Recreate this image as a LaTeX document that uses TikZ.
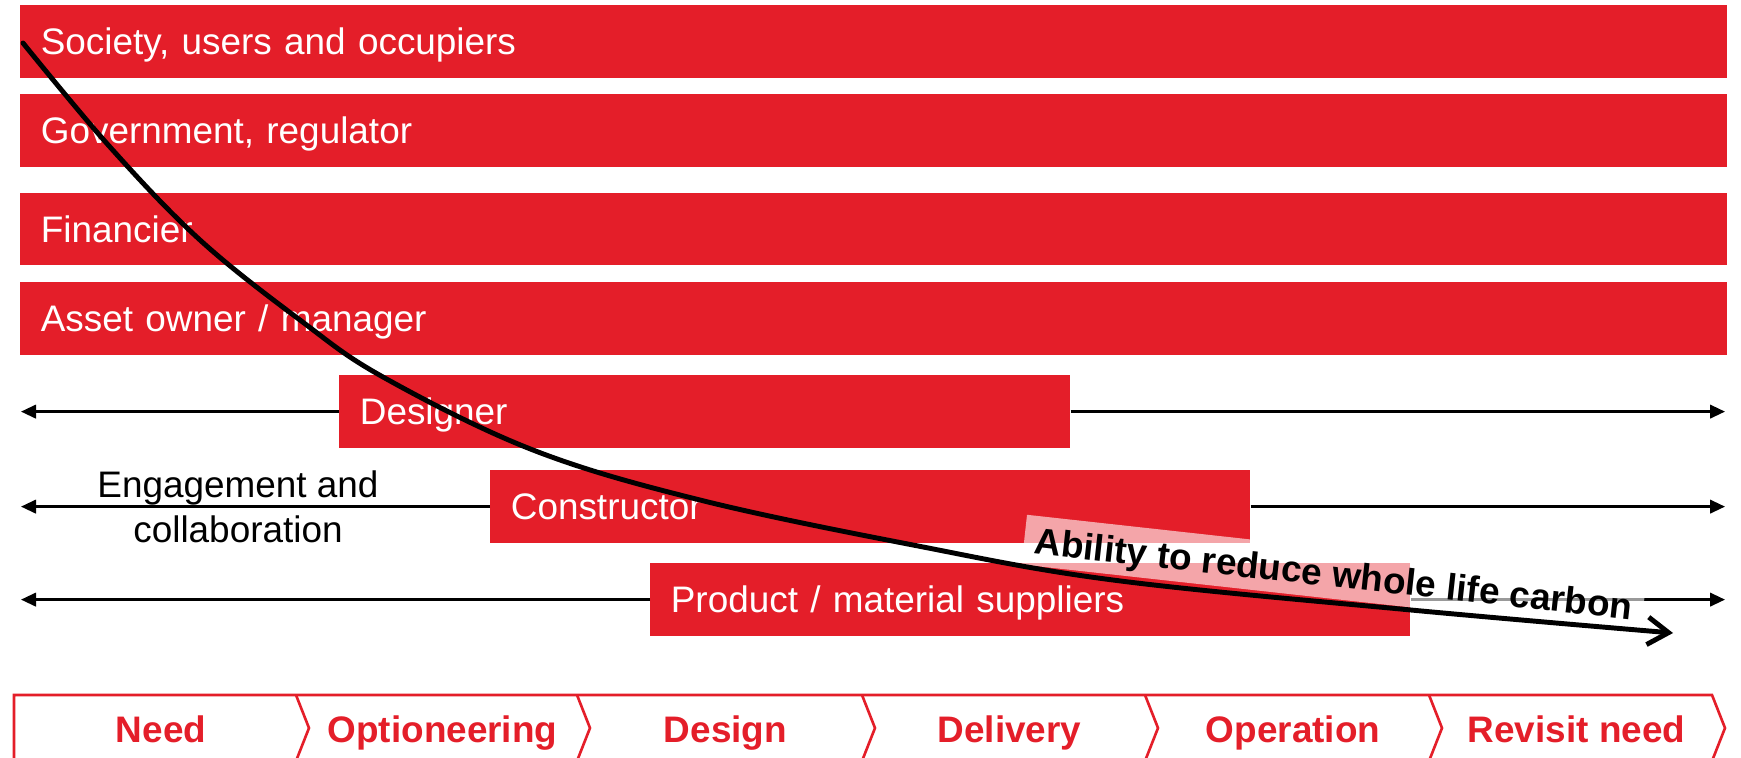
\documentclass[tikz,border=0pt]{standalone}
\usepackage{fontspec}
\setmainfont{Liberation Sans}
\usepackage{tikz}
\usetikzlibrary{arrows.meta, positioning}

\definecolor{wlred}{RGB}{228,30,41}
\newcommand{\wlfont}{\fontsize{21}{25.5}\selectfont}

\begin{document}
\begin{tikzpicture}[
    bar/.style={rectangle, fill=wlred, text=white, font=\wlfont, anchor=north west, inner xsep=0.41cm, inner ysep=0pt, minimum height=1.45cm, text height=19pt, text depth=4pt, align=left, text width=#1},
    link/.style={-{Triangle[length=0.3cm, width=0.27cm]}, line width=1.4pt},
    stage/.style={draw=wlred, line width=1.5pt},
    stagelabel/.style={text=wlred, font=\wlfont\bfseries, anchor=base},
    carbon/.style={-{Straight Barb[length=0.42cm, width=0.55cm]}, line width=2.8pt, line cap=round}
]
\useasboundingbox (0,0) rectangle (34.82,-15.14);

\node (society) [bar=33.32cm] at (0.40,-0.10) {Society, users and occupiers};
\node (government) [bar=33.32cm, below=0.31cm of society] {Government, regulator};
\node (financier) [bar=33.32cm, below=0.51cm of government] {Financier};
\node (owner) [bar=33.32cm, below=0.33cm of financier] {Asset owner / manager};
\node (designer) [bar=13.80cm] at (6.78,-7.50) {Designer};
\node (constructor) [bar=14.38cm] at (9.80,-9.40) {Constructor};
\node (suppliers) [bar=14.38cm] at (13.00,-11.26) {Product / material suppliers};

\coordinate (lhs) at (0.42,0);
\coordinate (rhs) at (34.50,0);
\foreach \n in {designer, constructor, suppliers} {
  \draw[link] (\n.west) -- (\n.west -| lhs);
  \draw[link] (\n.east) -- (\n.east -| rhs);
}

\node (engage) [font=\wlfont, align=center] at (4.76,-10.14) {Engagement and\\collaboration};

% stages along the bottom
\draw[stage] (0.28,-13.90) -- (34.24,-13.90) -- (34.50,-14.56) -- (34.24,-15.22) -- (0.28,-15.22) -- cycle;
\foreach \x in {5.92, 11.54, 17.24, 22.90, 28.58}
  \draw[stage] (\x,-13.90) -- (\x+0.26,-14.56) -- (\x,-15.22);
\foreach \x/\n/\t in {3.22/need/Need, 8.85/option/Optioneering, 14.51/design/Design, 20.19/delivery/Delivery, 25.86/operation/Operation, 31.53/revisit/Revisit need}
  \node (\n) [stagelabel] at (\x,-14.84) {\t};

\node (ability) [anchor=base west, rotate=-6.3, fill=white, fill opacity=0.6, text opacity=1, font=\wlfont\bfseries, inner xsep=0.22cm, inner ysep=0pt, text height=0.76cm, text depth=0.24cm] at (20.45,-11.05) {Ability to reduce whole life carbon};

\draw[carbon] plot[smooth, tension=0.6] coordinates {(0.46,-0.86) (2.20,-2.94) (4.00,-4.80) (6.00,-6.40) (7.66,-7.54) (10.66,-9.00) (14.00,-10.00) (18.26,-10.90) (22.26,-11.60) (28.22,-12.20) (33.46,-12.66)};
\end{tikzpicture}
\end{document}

▬▬▬▬▬▬▬▬▬▬

§ EXERCISE PROMPT: Reproduce all of the data exactly, omitting each picture it holds.

§ FINAL RESULT:
Recreate this image as a LaTeX document that uses TikZ.
\documentclass[tikz,border=0pt]{standalone}
\usepackage{fontspec}
\setmainfont{Liberation Sans}
\usepackage{tikz}
\usetikzlibrary{arrows.meta, positioning}

\definecolor{wlred}{RGB}{228,30,41}
\newcommand{\wlfont}{\fontsize{21}{25.5}\selectfont}

\begin{document}
\begin{tikzpicture}[
    bar/.style={rectangle, fill=wlred, text=white, font=\wlfont, anchor=north west, inner xsep=0.41cm, inner ysep=0pt, minimum height=1.45cm, text height=19pt, text depth=4pt, align=left, text width=#1},
    link/.style={-{Triangle[length=0.3cm, width=0.27cm]}, line width=1.4pt},
    stage/.style={draw=wlred, line width=1.5pt},
    stagelabel/.style={text=wlred, font=\wlfont\bfseries, anchor=base},
    carbon/.style={-{Straight Barb[length=0.42cm, width=0.55cm]}, line width=2.8pt, line cap=round}
]
\useasboundingbox (0,0) rectangle (34.82,-15.14);

\node (society) [bar=33.32cm] at (0.40,-0.10) {Society, users and occupiers};
\node (government) [bar=33.32cm, below=0.31cm of society] {Government, regulator};
\node (financier) [bar=33.32cm, below=0.51cm of government] {Financier};
\node (owner) [bar=33.32cm, below=0.33cm of financier] {Asset owner / manager};
\node (designer) [bar=13.80cm] at (6.78,-7.50) {Designer};
\node (constructor) [bar=14.38cm] at (9.80,-9.40) {Constructor};
\node (suppliers) [bar=14.38cm] at (13.00,-11.26) {Product / material suppliers};

\coordinate (lhs) at (0.42,0);
\coordinate (rhs) at (34.50,0);
\foreach \n in {designer, constructor, suppliers} {
  \draw[link] (\n.west) -- (\n.west -| lhs);
  \draw[link] (\n.east) -- (\n.east -| rhs);
}

\node (engage) [font=\wlfont, align=center] at (4.76,-10.14) {Engagement and\\collaboration};

% stages along the bottom
\draw[stage] (0.28,-13.90) -- (34.24,-13.90) -- (34.50,-14.56) -- (34.24,-15.22) -- (0.28,-15.22) -- cycle;
\foreach \x in {5.92, 11.54, 17.24, 22.90, 28.58}
  \draw[stage] (\x,-13.90) -- (\x+0.26,-14.56) -- (\x,-15.22);
\foreach \x/\n/\t in {3.22/need/Need, 8.85/option/Optioneering, 14.51/design/Design, 20.19/delivery/Delivery, 25.86/operation/Operation, 31.53/revisit/Revisit need}
  \node (\n) [stagelabel] at (\x,-14.84) {\t};

\node (ability) [anchor=base west, rotate=-6.3, fill=white, fill opacity=0.6, text opacity=1, font=\wlfont\bfseries, inner xsep=0.22cm, inner ysep=0pt, text height=0.76cm, text depth=0.24cm] at (20.45,-11.05) {Ability to reduce whole life carbon};

\draw[carbon] plot[smooth, tension=0.6] coordinates {(0.46,-0.86) (2.20,-2.94) (4.00,-4.80) (6.00,-6.40) (7.66,-7.54) (10.66,-9.00) (14.00,-10.00) (18.26,-10.90) (22.26,-11.60) (28.22,-12.20) (33.46,-12.66)};
\end{tikzpicture}
\end{document}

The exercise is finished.